彼は国を妻に託してきた。自慢の妻だった。敬愛していた。
別れの日、妻は泣いた。妻は別れの口づけをしようとしたが、老人――当時は若かった――が拒絶した。毒が移ってはいけない。
妻は涙ながらに誓った。
「あなたの使命は私が果たします。恐るべき毒から私が民を守ります。どうか遠くから見守っていてください。私はこの都に命の明かりを灯し続けますから」
だから、老人は都を、そして妻のいる塔を見つめるのだ。街並みが放つ明かりは、妻からのメッセージだ。都は今日も元気だと妻は伝えてくれている。だから老人は、そのまばゆい明かりを見るたびに勇気づけられる。妻が今も頑張っていることもわかるし、自分が街を出てきたのも無駄でなかったとも思える。
老人は気付かぬうちにまた都を見つめていた。
街は光っている。今日も人の営みは続いている。
その遠い目に金髪の少女が気付いて言った。
「治しましょうか?」
「えっ」
「ですから、治しましょうか、あなたの腕。私には医療の心得とメディカルキットがあります。おそらくはあなたの腕は治せます」
老人は驚いて尋ねた。
「それは……私の中に宿っている毒も消せるのか?」
「おそらくは」
老人はしばらく呆けていた。少女の言うことがあまりに現実離れしているように感じられたからだ。
それを見抜いたように、少女は言った。
「私たちが住んでいた星は、この星よりも文明が進んでいました。医療技術もそうです。
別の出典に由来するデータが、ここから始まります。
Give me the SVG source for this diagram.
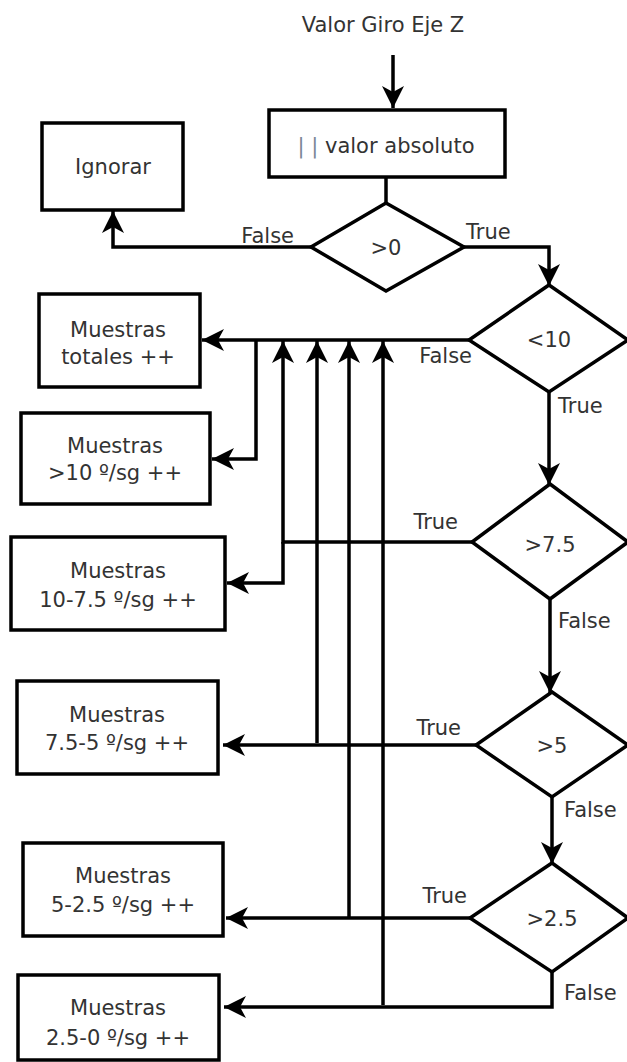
<svg xmlns="http://www.w3.org/2000/svg" width="627" height="1062" viewBox="0 0 627 1062">
  <style>
    .box { fill: #fff; stroke: #000; stroke-width: 3.5; }
    .dia { fill: #fff; stroke: #000; stroke-width: 3.5; stroke-linejoin: miter; }
    .con { fill: none; stroke: #000; stroke-width: 3.5; }
    .arr { marker-end: url(#head); }
    text { font-family: "DejaVu Sans", "Liberation Sans", sans-serif; font-size: 21px; fill: #333; }
    .c { text-anchor: middle; }
    .bar { fill: #7a8696; }
  </style>
  <defs>
    <!-- notched arrowhead, tip at the path end -->
    <marker id="head" markerUnits="userSpaceOnUse" markerWidth="24" markerHeight="24" refX="22" refY="11" orient="auto">
      <path d="M0,0 L22,11 L0,22 L6,11 Z" fill="#000"/>
    </marker>
  </defs>
  <rect width="627" height="1062" fill="#fff"/>

  <!-- connectors -->
  <g id="connectors">
    <path class="con arr" d="M393,55 V108"/>
    <path class="con" d="M386,177 V204"/>
    <path class="con arr" d="M311,247 H113 V211"/>
    <path class="con arr" d="M464,247 H549 V286"/>
    <path class="con arr" d="M469,340 H202"/>
    <path class="con arr" d="M256,340 V459 H212"/>
    <path class="con arr" d="M472,542 H283 V341"/>
    <path class="con arr" d="M283,542 V583 H227"/>
    <path class="con arr" d="M317,743 V341"/>
    <path class="con arr" d="M476,745 H223"/>
    <path class="con arr" d="M349,918 V341"/>
    <path class="con arr" d="M470,918 H226"/>
    <path class="con arr" d="M383,1005 V341"/>
    <path class="con arr" d="M552,972 V1007 H224"/>
    <path class="con arr" d="M549,392 V485"/>
    <path class="con arr" d="M550,599 V693"/>
    <path class="con arr" d="M552,797 V864"/>
  </g>

  <!-- edge labels -->
  <g id="labels">
    <text x="294" y="243" text-anchor="end">False</text>
    <text x="466" y="239">True</text>
    <text x="472" y="363" text-anchor="end">False</text>
    <text x="558" y="413">True</text>
    <text x="458" y="529" text-anchor="end">True</text>
    <text x="558" y="628">False</text>
    <text x="461" y="735" text-anchor="end">True</text>
    <text x="564" y="817">False</text>
    <text x="467" y="903" text-anchor="end">True</text>
    <text x="564" y="1000">False</text>
  </g>

  <text id="input" class="c" x="383" y="32">Valor Giro Eje Z</text>

  <g id="abs">
    <rect class="box" x="269" y="110" width="236" height="67"/>
    <text class="c" x="386" y="153"><tspan class="bar">| |</tspan> valor absoluto</text>
  </g>

  <g id="ignorar">
    <rect class="box" x="42" y="123" width="141" height="87"/>
    <text class="c" x="113" y="174">Ignorar</text>
  </g>

  <g id="d-gt0">
    <polygon class="dia" points="386,203 464,247 386,291 311,247"/>
    <text class="c" x="386" y="255">&gt;0</text>
  </g>

  <g id="d-lt10">
    <polygon class="dia" points="549,285 628,340 549,392 469,340"/>
    <text class="c" x="549" y="347">&lt;10</text>
  </g>

  <g id="d-gt75">
    <polygon class="dia" points="550,484 628,542 550,599 472,542"/>
    <text class="c" x="550" y="552">&gt;7.5</text>
  </g>

  <g id="d-gt5">
    <polygon class="dia" points="552,692 628,745 552,797 476,745"/>
    <text class="c" x="552" y="753">&gt;5</text>
  </g>

  <g id="d-gt25">
    <polygon class="dia" points="552,863 628,918 552,972 470,918"/>
    <text class="c" x="552" y="926">&gt;2.5</text>
  </g>

  <g id="m-total">
    <rect class="box" x="39" y="294" width="161" height="93"/>
    <text class="c" x="118" y="337">Muestras</text>
    <text class="c" x="118" y="364">totales ++</text>
  </g>

  <g id="m-10">
    <rect class="box" x="21" y="413" width="189" height="91"/>
    <text class="c" x="115" y="453">Muestras</text>
    <text class="c" x="115" y="480">&gt;10 º/sg ++</text>
  </g>

  <g id="m-10-75">
    <rect class="box" x="11" y="537" width="214" height="93"/>
    <text class="c" x="118" y="578">Muestras</text>
    <text class="c" x="118" y="607">10-7.5 º/sg ++</text>
  </g>

  <g id="m-75-5">
    <rect class="box" x="17" y="681" width="201" height="93"/>
    <text class="c" x="117" y="722">Muestras</text>
    <text class="c" x="117" y="750">7.5-5 º/sg ++</text>
  </g>

  <g id="m-5-25">
    <rect class="box" x="23" y="843" width="200" height="93"/>
    <text class="c" x="123" y="883">Muestras</text>
    <text class="c" x="123" y="912">5-2.5 º/sg ++</text>
  </g>

  <g id="m-25-0">
    <rect class="box" x="18" y="975" width="201" height="85"/>
    <text class="c" x="118" y="1015">Muestras</text>
    <text class="c" x="118" y="1045">2.5-0 º/sg ++</text>
  </g>
</svg>
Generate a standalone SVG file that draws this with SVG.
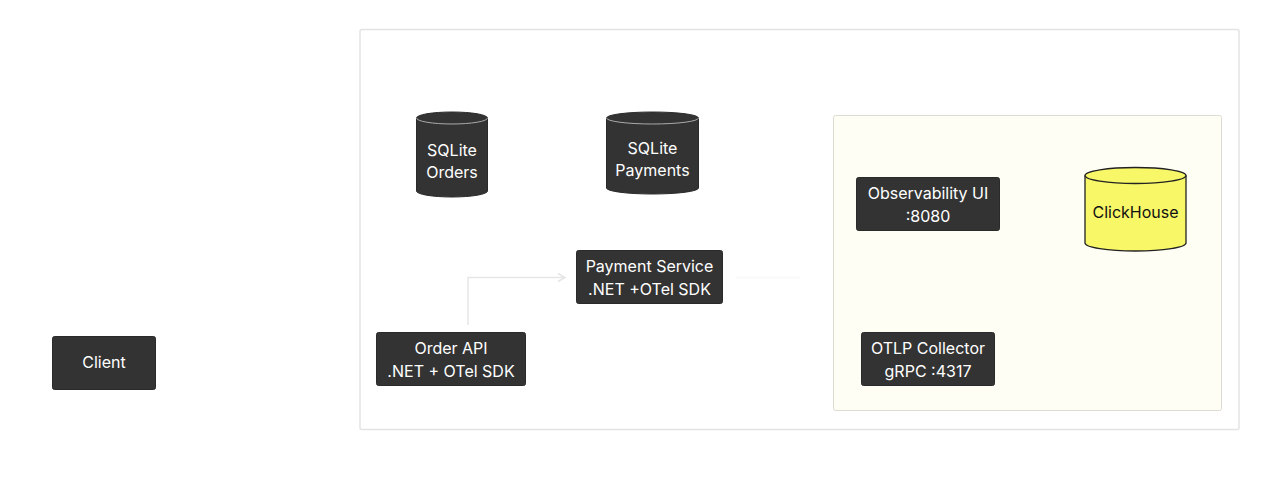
<svg xmlns="http://www.w3.org/2000/svg" width="1280" height="482" viewBox="0 0 1280 482">
<style>
.box{fill:#333333;stroke:#2a2a2a;stroke-width:1}
.t{font-family:Inter,"Liberation Sans",sans-serif;font-size:16px;fill:#ffffff;text-anchor:middle}
.tb{font-family:Inter,"Liberation Sans",sans-serif;font-size:16px;fill:#111111;text-anchor:middle}
.edge{fill:none;stroke:#e6e6e6;stroke-width:1.5}
</style>
<defs>
<marker id="arr" markerWidth="10" markerHeight="10" refX="8" refY="5" orient="auto" markerUnits="userSpaceOnUse">
<path d="M1,1 L8,5 L1,9" fill="none" stroke="#e6e6e6" stroke-width="1.5"/>
</marker>
</defs>
<rect width="1280" height="482" fill="#ffffff"/>
<g id="cluster-outer">
<rect x="360" y="29.500" width="879" height="400" rx="2" fill="#ffffff" stroke="#e3e3e3" stroke-width="1.5"/>
</g>
<g id="cluster-observability">
<rect x="833.500" y="115.500" width="388" height="295" rx="2" fill="#fffef4" stroke="#dcdcd2" stroke-width="1"/>
</g>
<g id="connectors">
<path class="edge" d="M468,325 L468,277.500 L565,277.500" marker-end="url(#arr)"/>
<path d="M736,277.500 L800,277.500" fill="none" stroke="#f8f8f8" stroke-width="1.5"/>
</g>
<g id="client">
<rect class="box" x="52.500" y="336.500" width="103" height="53" rx="2"/>
<text class="t" x="104" y="368">Client</text>
</g>
<g id="order-api">
<rect class="box" x="376.500" y="332.500" width="149" height="53" rx="2"/>
<text class="t" x="451" y="354">Order API</text>
<text class="t" x="451" y="377">.NET + OTel SDK</text>
</g>
<g id="payment-service">
<rect class="box" x="576.500" y="250.500" width="146" height="53" rx="2"/>
<text class="t" x="649.500" y="272">Payment Service</text>
<text class="t" x="649.500" y="295">.NET +OTel SDK</text>
</g>
<g id="sqlite-orders">
<path d="M416.500,118 L416.500,191 A35.500,6 0 0 0 487.500,191 L487.500,118 A35.500,6 0 0 0 416.500,118 Z" fill="#333333" stroke="#2a2a2a"/>
<path d="M416.500,118 A35.500,6 0 0 0 487.500,118" fill="none" stroke="#aaaaaa" stroke-width="1"/>
<text class="t" x="452" y="156">SQLite</text>
<text class="t" x="452" y="178">Orders</text>
</g>
<g id="sqlite-payments">
<path d="M606.500,118 L606.500,188 A46,6 0 0 0 698.500,188 L698.500,118 A46,6 0 0 0 606.500,118 Z" fill="#333333" stroke="#2a2a2a"/>
<path d="M606.500,118 A46,6 0 0 0 698.500,118" fill="none" stroke="#aaaaaa" stroke-width="1"/>
<text class="t" x="652.500" y="154">SQLite</text>
<text class="t" x="652.500" y="176">Payments</text>
</g>
<g id="observability-ui">
<rect class="box" x="856.500" y="177.500" width="143" height="53" rx="2"/>
<text class="t" x="928" y="199">Observability UI</text>
<text class="t" x="928" y="222">:8080</text>
</g>
<g id="otlp-collector">
<rect class="box" x="861.500" y="332.500" width="133" height="53" rx="2"/>
<text class="t" x="928" y="354">OTLP Collector</text>
<text class="t" x="928" y="377">gRPC :4317</text>
</g>
<g id="clickhouse">
<path d="M1085,175.500 L1085,243 A50.500,8 0 0 0 1186,243 L1186,175.500 A50.500,8 0 0 0 1085,175.500 Z" fill="#f7f768" stroke="#222222" stroke-width="1.3"/>
<path d="M1085,175.500 A50.500,8 0 0 0 1186,175.500" fill="none" stroke="#222222" stroke-width="1.3"/>
<text class="tb" x="1135.500" y="218">ClickHouse</text>
</g>
</svg>
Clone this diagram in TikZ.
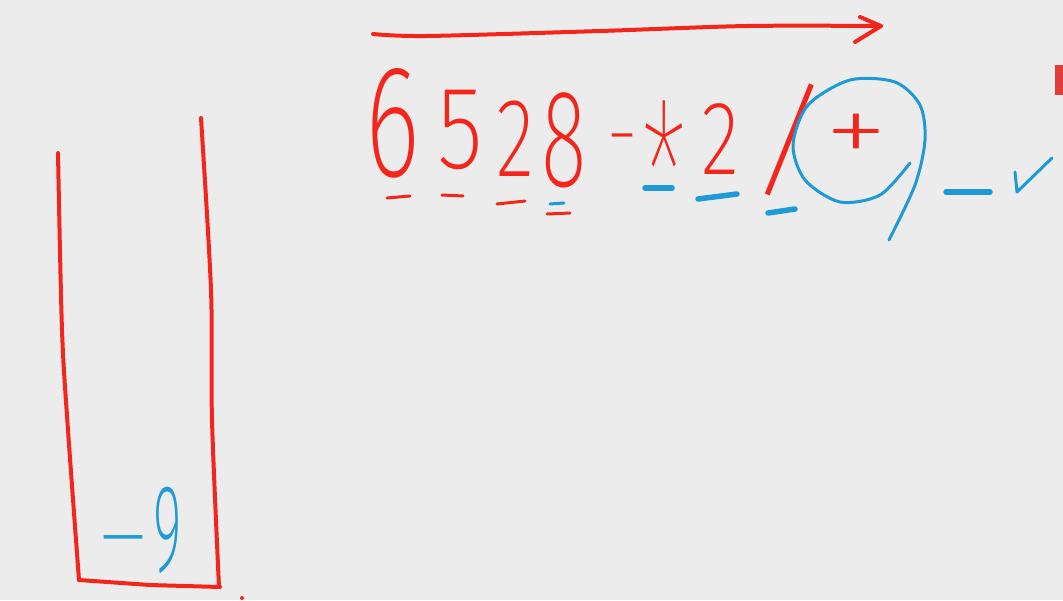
\documentclass[tikz,border=0pt]{standalone}
\usepackage{fontspec}
\newfontfamily\hand{Fira Sans ExtraLight}
\newfontfamily\handthin{Fira Sans Thin}
\definecolor{ink}{HTML}{F4261C}
\definecolor{bl}{HTML}{1E9AD6}
\definecolor{bg}{HTML}{ECECEC}
\definecolor{tab}{HTML}{E03C3C}
\begin{document}
\begin{tikzpicture}[x=1pt,y=-1pt,
 redline/.style={draw=ink, line width=4pt, line cap=round, line join=round},
 blueline/.style={draw=bl, line width=3pt, line cap=round, line join=round},
 bluethick/.style={draw=bl, line width=5.5pt, line cap=round},
 glyph/.style={inner sep=0pt, outer sep=0pt, font=\hand\fontsize{100}{100}\selectfont, text=ink},
 thinglyph/.style={glyph, font=\handthin\fontsize{100}{100}\selectfont},
 bglyph/.style={glyph, text=bl},
]
\fill[bg] (0,0) rectangle (1063,600);
\useasboundingbox (0,0) rectangle (1063,600);
\fill[tab] (1055,65) rectangle (1063,95);
% arrow
\coordinate (a0) at (373,34);
\coordinate (a1) at (881,26);
\draw[redline] plot[smooth] coordinates {(a0) (427,36) (600,31) (747,26) (a1)};
\draw[redline] (860,17) -- (a1) -- (855,42);
% stack box
\draw[redline] plot[smooth] coordinates {(58,153) (62,330) (68,430) (79,580)};
\draw[redline] (79,580) -- (150,585) -- (220,587);
\draw[redline] plot[smooth] coordinates {(201,118) (211,290) (212,420) (219,587)};
\fill[ink] (242,598) circle (2);
% result in stack
\node[bglyph, xscale=1.5, yscale=0.9] (m) at (123,551) {-};
\node[bglyph, xscale=0.55, yscale=1.25] (n9) at (168,530) {9};
% expression
\node[glyph, xscale=1.05, yscale=1.6] (d6) at (393,123) {6};
\node[glyph, xscale=0.95, yscale=1.18] (d5) at (460,130) {5};
\node[glyph, xscale=0.8, yscale=1.12] (d2) at (515,139) {2};
\node[glyph, xscale=0.85, yscale=1.39] (d8) at (564,140) {8};
\node[glyph, xscale=0.8, yscale=0.8] (op1) at (622,147) {-};
\node[thinglyph, xscale=1.1, yscale=2.1] (op2) at (664,178) {*};
\node[glyph, xscale=0.8, yscale=1.05] (d2b) at (720,139) {2};
\node[glyph, xscale=1.25, yscale=1.3, rotate=-8] (op3) at (790,140) {/};
\node[glyph, xscale=1.3, yscale=1.0] (op4) at (856,139) {+};
% underlines
\draw[redline, line width=3pt] (387,198) -- (410,196);
\draw[redline, line width=3pt] (442,195) -- (463,196);
\draw[redline, line width=3pt] (497,204) -- (525,201);
\draw[blueline] (550,204) -- (564,203);
\draw[redline, line width=3pt] (547,214) -- (570,213);
\draw[bluethick] (645,188) -- (672,188);
\draw[bluethick] (698,199) -- (737,194);
\draw[bluethick] (768,213) -- (795,209);
% circled nine
\draw[blueline] plot[smooth] coordinates {(910,163) (880,195) (840,202) (805,180) (793,145) (808,105) (850,80) (895,82) (920,105) (925,140) (915,185) (889,240)};
\draw[bluethick] (946,192) -- (990,192);
\draw[blueline] (1015,172) -- (1017,192) -- (1052,158);
\end{tikzpicture}
\end{document}
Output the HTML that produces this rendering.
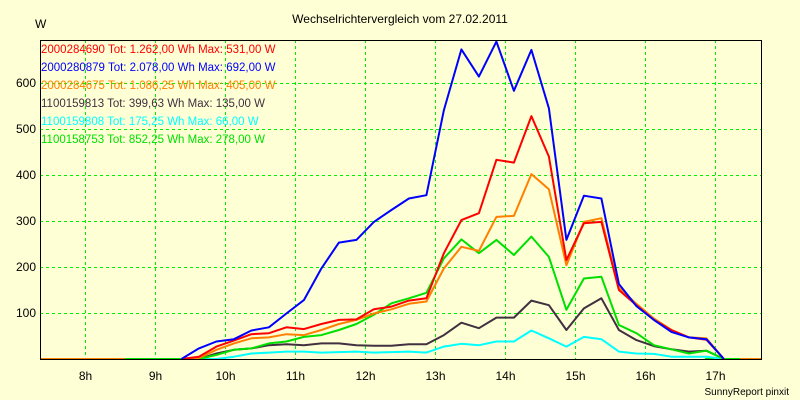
<!DOCTYPE html>
<html><head><meta charset="utf-8"><style>
html,body{margin:0;padding:0;background:#ffffd6;}
svg{display:block;font-family:"Liberation Sans",sans-serif;}
</style></head><body>
<svg width="800" height="400" viewBox="0 0 800 400">
<rect x="0" y="0" width="800" height="400" fill="#ffffd6"/>
<text x="400" y="23" font-size="12" text-anchor="middle" fill="#000">Wechselrichtervergleich vom 27.02.2011</text>
<text x="35" y="28" font-size="12" fill="#000">W</text>
<g id="grid"></g>
<g id="axes"></g>
<g id="series"></g>
<rect x="40.5" y="40.5" width="721" height="319" fill="none" stroke="#000" stroke-width="1" shape-rendering="crispEdges"/>
<g id="legend"></g>
<text x="789" y="395" font-size="10" text-anchor="end" fill="#000">SunnyReport pinxit</text>
</svg>
<script>
const startTime = 9.37, stepTime = 0.25;
const yTicks = [100,200,300,400,500,600];
const xTicks = [8,9,10,11,12,13,14,15,16,17];
const xTickLabels = ["8h","9h","10h","11h","12h","13h","14h","15h","16h","17h"];
const names = ["2000284690","2000280879","2000284675","1100159813","1100159808","1100158753"];
const totals = ["Tot: 1.262,00 Wh Max: 531,00 W","Tot: 2.078,00 Wh Max: 692,00 W","Tot: 1.086,25 Wh Max: 405,00 W","Tot: 399,63 Wh Max: 135,00 W","Tot: 175,25 Wh Max: 66,00 W","Tot: 852,25 Wh Max: 278,00 W"];
const colors = ["#ff0000","#0000ff","#ff8000","#403040","#00ffff","#00e000"];
const red = [0,5,27,40,54,56,69,65,76,85,86,108,114,127,132,230,302,317,433,427,528,440,215,295,298,150,117,85,63,47,42,0];
const blue = [0,23,38,43,62,69,99,128,197,253,259,298,324,349,356,541,673,614,690,583,672,545,259,355,349,163,115,85,59,47,43,0];
const orange = [0,2,20,34,45,47,54,52,63,76,85,99,108,120,125,197,244,235,309,311,402,369,204,298,306,155,120,88,63,47,45,0];
const dark = [0,0,12,20,23,30,32,30,34,34,30,29,29,32,32,52,79,67,90,90,127,117,63,110,132,63,41,28,21,16,18,0];
const cyan = [0,0,0,5,12,14,16,16,14,15,16,14,15,16,14,27,33,30,38,38,62,45,27,48,43,16,12,11,5,5,5,0];
const green = [0,0,9,20,23,34,38,48,52,63,76,96,121,132,144,219,260,230,259,226,266,222,107,175,179,74,56,30,21,12,18,0];
const seriesData = [red,blue,orange,dark,cyan,green];
const drawOrder = [3,4,5,2,0,1];

const NS="http://www.w3.org/2000/svg";
function xs(h){return 435.5+(h-13)*70;}
function ys(v){return 359-v*0.46;}
function mk(tag,attrs,parent){const e=document.createElementNS(NS,tag);for(const k in attrs)e.setAttribute(k,attrs[k]);parent.appendChild(e);return e;}
const grid=document.getElementById('grid'),axes=document.getElementById('axes'),ser=document.getElementById('series'),leg=document.getElementById('legend');
yTicks.forEach(v=>{
  const yy=Math.round(ys(v))+0.5;
  const l=mk('line',{x1:40,x2:761,y1:yy,y2:yy,stroke:'#00ee00','stroke-dasharray':'3,3','shape-rendering':'crispEdges'},grid);
  
  
  const t=mk('text',{x:36,y:ys(v)+4,'font-size':12,'text-anchor':'end'},axes);
  t.textContent=v;
  
  
});
xTicks.forEach((h,i)=>{
  const xx=Math.floor(xs(h))+0.5;
  const l=mk('line',{x1:xx,x2:xx,y1:40,y2:359,stroke:'#00ee00','stroke-dasharray':'3,3','shape-rendering':'crispEdges'},grid);
  
  
  const t=mk('text',{x:xs(h),y:380,'font-size':12,'text-anchor':'middle'},axes);
  t.textContent=xTickLabels[i];
  
  
});
const z1=mk('line',{x1:40,x2:125,y1:359,y2:359,stroke:'#ff8000','stroke-width':2},ser);


const z2=mk('line',{x1:125,x2:181,y1:359,y2:359,stroke:'#00e000','stroke-width':2},ser);


const z3=mk('line',{x1:705,x2:740,y1:359,y2:359,stroke:'#00e000','stroke-width':2},ser);


const z4=mk('line',{x1:740,x2:761,y1:359,y2:359,stroke:'#ff8000','stroke-width':2},ser);


drawOrder.forEach(i=>{
  const pts=seriesData[i].map((v,k)=>xs(startTime+k*stepTime).toFixed(1)+','+ys(v).toFixed(1)).join(' ');
  const p=mk('polyline',{points:pts,fill:'none',stroke:colors[i],'stroke-width':2,'stroke-linejoin':'round'},ser);
  
  
});
names.forEach((n,i)=>{
  const t=mk('text',{x:41,y:53+i*18,'font-size':11.5,fill:colors[i]},leg);
  t.textContent=n+' '+totals[i];
  
  
});
</script>
</body></html>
だから、解毒は難しくないのです」
なるほど、確かにこの少女たちは空からやってきた。それも馬車に乗って。魔法のような医療技術を有していても不思議はない。
老人は震える声で言った。
「じゃあ、頼めるか……?」
金髪の少女は微笑んで頷いた。
「もちろん。食料のお礼はさせていただきます」
金髪の少女は小物入れから、不思議な道具を取り出した。手のひら大のそれがメディカルキットだった。
キットから針が伸びてきて、老人の腕に刺さった。痛みのない注射だった。それが老人の血を解析し、病気の原因を突き止めた。今度は注射器の針を通して、老人の体に液体が注入された。それが薬だった。
キットにはモニターがついていて、そこには老人の血液の分析結果が表示されていた。
金髪の少女はそれを見て、首を傾げた。「おや」
「どうしたんだい?」と老人が尋ねる。何か悪いものでも見つかったんだろうか。
「あなたの毒、いえ、病気は他人に感染しませんよ」
「……なんだって?」
老人は戸惑ったが、すぐに否定した。
「いや、ありえないぞ。私は何人も見てきたんだ。国の人間が宝石に変わって死んでいくのを」
「あなたが罹ったのは彗星がもたらしたものではありません。まったく別の病気です」
金髪の少女は説明を続ける。
「私たちの星にもありました。筋肉が骨になったり、皮膚が鱗のようになってしまう病が。あなたはそれに類する病気に罹ったのです。それらも見た目が石化に似ていますから、勘違いされても無理はないでしょう」
ご安心を、と少女は微笑んだ。
「もちろん、その病気は今投与した薬で治りますよ」
老人はすぐには礼を言えなかった。
「じゃあ……私はあの都を出ていかなくてもよかったということか」
「残念ながらそういうことになりますね」
少女は目を伏せた。病気を治せる彼女にも、時を戻す力はない。
「お力になれず……」
「いや、君が謝ることじゃない」
老人はすぐに頭を切り替えた。
「ありがとう。君が来てくれたから、私は自分が彗星による病気でないと知ることができた。これで胸を張って都に戻れる。君が来てくれなかったら、私は死ぬまでこの小屋にいることになっただろう」
「そう言ってもらえると助かります」
そこで黒髪の少女がやってきた。
「出発の準備ができたよ」
「そうかい。じゃあ、行こう」
金髪の少女は黒髪の少女とともに馬車に向かった。
「よろしければ、都まで送りましょうか」
「いや、いい」
老人は言った。
「自分の足で歩きたい気分なんだ」
都までの道はきっと楽しいものになるだろうと老人は思った。歩くたびに少しずつ強まっていく街明かりを老人は見たかった。
「わかりました。では、これでお別れです」
二人の少女は馬車に乗って飛びたった。
老人は手を振って、黒い空に吸い込まれていく馬車を見えなくなるまで見送った。
「さて」
老人は身支度を整えた。砂漠を歩けるだけの装備をして、小屋を出た。
砂を踏みしめて歩く。老体には堪えるがそれでも足取りは軽かった。
丸一日歩いて、老人は都に着いた。
街に着いた老人は周囲を見渡した。
あらゆる建物から光が漏れている。夜だから出歩いている人の姿はないが、この明かりこそが人の営みと生存の証であった。
老人はかつての住まいを目指した。
大きな塔の天辺の部屋。妻と一緒に過ごした場所だ。
塔に着いた。何故かエレベーターは止まっていたから階段を上るほかなかった。息が切れて心臓が破れそうになった。
どうにか最上階に辿り着いた。
部屋の前に着く。扉につけられた明かり取り窓からは、やはり光が溢れている。
老人は扉を開けて、言った。
「ただいま」
部屋の中には妻がいた。
妻のその姿を見て、老人は崩れ落ちた。
妻は在りし日の姿のままでそこにいた。
全身が石になって固まっている。
しかし、ただの石ではない。まばゆい光を放つ石だった。
老人は、光の正体を知った。それは営みの光などではなかった。
巨大な宝石が放つ、死のきらめきである。
老人は知った。都はとっくに毒で死滅していたこと。
オアシスに隔離されていた自分だけが、感染を免れていたこと。
妻は窓辺に立っていた。宝石と化した彼女は助けを求めるように手を伸ばしている。
きらめく指の先には砂漠のオアシスがあるのだった。